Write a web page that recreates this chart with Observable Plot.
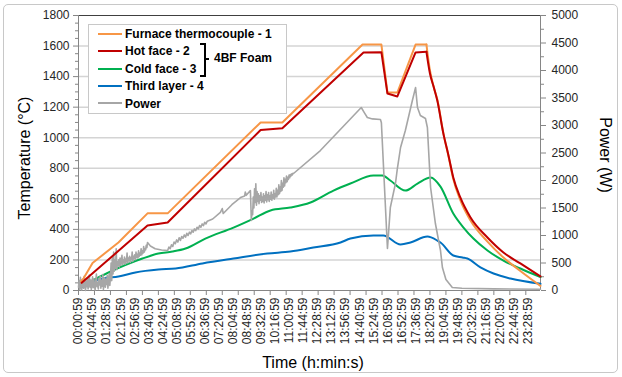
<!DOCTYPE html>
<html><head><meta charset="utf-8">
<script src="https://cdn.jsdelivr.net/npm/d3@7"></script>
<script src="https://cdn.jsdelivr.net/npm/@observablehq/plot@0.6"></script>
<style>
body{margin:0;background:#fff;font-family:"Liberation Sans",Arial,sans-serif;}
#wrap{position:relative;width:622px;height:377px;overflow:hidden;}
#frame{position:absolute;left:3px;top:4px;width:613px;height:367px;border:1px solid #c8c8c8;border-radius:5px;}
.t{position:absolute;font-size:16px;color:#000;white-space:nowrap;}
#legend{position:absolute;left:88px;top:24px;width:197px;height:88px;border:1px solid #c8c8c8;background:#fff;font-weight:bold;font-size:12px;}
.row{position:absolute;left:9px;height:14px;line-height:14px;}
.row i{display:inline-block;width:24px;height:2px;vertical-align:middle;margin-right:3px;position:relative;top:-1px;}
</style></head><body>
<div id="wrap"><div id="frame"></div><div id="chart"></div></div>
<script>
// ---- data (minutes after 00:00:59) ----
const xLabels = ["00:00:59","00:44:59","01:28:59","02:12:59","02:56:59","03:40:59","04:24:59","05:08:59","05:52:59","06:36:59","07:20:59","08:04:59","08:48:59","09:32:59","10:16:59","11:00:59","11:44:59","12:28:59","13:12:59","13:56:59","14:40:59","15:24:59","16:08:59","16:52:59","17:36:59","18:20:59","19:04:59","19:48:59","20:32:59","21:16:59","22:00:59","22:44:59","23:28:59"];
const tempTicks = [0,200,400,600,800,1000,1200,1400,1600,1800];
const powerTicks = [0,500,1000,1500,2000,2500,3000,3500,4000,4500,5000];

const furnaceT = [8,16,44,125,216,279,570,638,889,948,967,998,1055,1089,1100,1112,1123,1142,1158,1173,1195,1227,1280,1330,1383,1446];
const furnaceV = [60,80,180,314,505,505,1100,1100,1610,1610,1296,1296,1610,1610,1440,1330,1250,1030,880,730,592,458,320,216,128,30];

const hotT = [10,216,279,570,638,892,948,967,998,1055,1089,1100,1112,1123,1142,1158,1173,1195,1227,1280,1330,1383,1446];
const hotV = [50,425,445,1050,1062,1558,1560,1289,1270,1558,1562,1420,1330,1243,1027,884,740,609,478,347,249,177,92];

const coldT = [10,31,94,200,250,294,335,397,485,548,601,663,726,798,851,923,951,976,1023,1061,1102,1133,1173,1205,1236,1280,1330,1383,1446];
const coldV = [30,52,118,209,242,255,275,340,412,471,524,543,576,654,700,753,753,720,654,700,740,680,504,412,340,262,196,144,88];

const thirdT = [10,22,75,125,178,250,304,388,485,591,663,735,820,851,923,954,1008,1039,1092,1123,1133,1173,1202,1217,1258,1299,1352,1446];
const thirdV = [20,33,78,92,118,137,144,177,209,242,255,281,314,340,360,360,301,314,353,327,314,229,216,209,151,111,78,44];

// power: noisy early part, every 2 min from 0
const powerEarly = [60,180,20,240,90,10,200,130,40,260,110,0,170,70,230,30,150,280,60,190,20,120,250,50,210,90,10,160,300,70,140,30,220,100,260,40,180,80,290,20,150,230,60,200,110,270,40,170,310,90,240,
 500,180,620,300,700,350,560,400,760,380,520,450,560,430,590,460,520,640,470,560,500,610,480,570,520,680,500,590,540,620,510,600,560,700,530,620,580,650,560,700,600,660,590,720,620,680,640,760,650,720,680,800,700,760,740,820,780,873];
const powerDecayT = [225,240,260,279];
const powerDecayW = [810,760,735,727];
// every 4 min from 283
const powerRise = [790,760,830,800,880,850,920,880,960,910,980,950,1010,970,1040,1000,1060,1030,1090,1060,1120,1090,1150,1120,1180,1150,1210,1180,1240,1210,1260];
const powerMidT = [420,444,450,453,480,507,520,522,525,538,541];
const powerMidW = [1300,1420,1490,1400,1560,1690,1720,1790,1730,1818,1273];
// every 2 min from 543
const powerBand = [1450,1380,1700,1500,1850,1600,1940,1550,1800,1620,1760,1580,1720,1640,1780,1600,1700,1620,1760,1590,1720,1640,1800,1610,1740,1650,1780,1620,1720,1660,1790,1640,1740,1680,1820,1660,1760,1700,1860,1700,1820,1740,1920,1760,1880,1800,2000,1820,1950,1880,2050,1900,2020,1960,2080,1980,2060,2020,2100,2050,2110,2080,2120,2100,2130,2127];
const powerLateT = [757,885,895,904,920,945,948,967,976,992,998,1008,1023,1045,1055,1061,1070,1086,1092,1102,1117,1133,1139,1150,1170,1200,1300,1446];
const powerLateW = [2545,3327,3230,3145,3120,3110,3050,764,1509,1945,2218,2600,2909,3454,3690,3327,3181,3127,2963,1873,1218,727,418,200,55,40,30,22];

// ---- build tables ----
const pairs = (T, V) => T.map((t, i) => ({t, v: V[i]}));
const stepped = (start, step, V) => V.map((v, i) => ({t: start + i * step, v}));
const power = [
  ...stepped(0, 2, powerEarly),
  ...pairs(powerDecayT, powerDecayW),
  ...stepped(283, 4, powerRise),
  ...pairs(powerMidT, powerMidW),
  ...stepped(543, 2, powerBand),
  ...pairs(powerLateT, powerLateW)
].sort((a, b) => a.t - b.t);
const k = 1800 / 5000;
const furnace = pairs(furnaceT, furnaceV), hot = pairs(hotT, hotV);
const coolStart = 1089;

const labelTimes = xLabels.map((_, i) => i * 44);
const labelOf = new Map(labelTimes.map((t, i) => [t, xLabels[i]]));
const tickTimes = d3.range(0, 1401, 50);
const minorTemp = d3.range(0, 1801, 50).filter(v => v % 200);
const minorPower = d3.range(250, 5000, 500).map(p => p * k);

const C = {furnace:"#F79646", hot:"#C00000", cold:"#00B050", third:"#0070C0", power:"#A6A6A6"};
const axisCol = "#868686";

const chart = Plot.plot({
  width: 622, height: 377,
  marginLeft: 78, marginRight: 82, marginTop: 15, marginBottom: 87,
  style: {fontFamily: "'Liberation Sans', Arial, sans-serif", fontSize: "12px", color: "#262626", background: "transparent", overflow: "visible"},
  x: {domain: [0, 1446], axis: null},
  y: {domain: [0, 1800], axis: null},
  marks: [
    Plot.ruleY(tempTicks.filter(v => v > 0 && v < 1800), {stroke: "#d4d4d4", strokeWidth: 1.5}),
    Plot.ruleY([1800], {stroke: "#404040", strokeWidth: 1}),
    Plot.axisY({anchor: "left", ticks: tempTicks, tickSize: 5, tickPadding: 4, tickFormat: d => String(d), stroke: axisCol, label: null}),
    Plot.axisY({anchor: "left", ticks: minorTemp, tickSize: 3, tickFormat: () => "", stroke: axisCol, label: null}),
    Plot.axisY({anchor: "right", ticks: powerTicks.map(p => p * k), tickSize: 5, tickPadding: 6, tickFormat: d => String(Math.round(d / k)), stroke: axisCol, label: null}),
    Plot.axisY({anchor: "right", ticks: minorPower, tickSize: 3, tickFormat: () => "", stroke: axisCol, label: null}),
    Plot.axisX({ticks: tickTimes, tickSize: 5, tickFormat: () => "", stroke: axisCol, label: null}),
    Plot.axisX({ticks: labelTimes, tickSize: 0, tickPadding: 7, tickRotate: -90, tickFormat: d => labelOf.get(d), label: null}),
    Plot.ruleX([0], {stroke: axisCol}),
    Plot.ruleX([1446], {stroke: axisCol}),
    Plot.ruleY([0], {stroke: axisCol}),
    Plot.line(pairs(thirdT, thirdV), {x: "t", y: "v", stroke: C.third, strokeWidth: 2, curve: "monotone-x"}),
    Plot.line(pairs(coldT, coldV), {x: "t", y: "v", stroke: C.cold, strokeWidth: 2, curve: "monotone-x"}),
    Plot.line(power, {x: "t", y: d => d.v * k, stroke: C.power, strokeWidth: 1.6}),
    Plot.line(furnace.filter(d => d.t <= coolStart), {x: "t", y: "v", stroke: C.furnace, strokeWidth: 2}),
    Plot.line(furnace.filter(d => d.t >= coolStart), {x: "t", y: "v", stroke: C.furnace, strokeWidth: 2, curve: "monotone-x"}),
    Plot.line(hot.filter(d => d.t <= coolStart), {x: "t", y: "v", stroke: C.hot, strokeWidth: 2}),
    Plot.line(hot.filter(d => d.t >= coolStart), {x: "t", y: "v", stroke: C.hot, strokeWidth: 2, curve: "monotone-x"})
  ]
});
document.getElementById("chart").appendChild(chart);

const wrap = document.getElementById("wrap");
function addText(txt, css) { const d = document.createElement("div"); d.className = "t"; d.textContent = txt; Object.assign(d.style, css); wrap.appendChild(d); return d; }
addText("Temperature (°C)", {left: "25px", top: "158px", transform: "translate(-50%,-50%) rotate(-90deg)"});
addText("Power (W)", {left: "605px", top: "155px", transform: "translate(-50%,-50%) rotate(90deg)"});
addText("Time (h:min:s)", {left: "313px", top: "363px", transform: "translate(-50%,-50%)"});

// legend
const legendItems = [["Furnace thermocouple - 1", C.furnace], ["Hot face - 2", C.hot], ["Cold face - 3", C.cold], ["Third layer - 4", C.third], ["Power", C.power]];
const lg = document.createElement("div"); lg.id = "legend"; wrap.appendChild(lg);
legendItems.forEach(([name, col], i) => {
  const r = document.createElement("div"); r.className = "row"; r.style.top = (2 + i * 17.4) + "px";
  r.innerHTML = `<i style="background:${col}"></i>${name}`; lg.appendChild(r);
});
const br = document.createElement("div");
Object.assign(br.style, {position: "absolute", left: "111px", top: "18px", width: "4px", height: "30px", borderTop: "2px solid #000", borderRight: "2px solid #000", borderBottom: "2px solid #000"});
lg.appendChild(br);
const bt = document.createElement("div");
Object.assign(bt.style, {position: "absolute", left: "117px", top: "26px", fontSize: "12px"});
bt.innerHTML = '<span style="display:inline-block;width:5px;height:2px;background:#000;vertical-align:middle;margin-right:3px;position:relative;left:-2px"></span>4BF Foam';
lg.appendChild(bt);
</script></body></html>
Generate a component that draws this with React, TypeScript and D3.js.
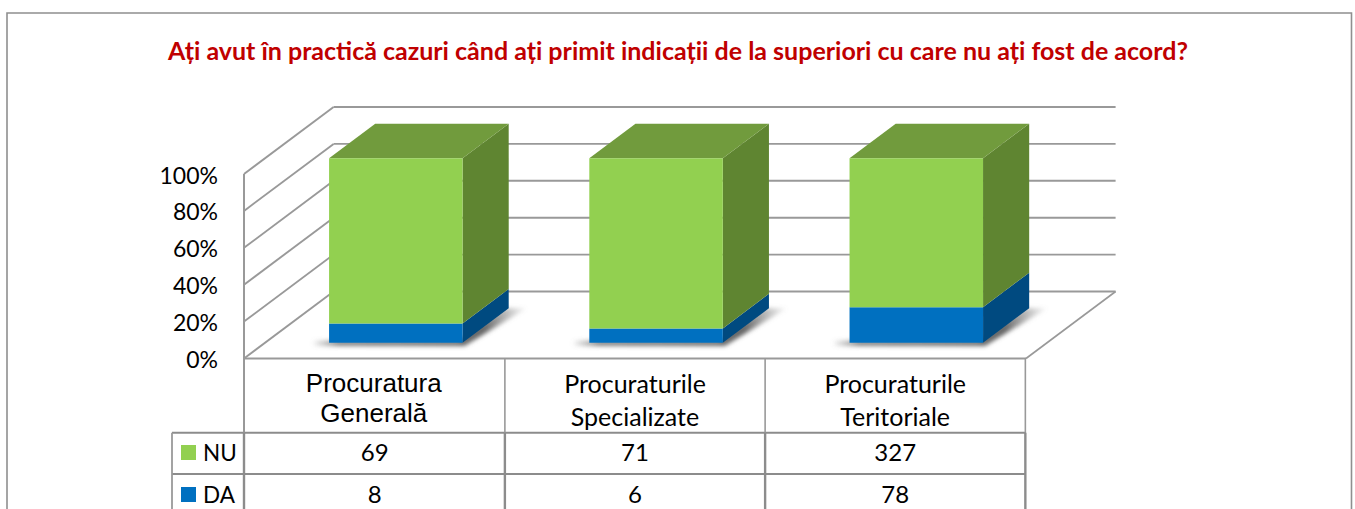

◆ **Task objective**: Track down every line holding the string "that" and copy it.

◆ **Exercise answer**:
Write a web page that recreates this chart with Observable Plot.
Generate a component that draws this with React, TypeScript and D3.js.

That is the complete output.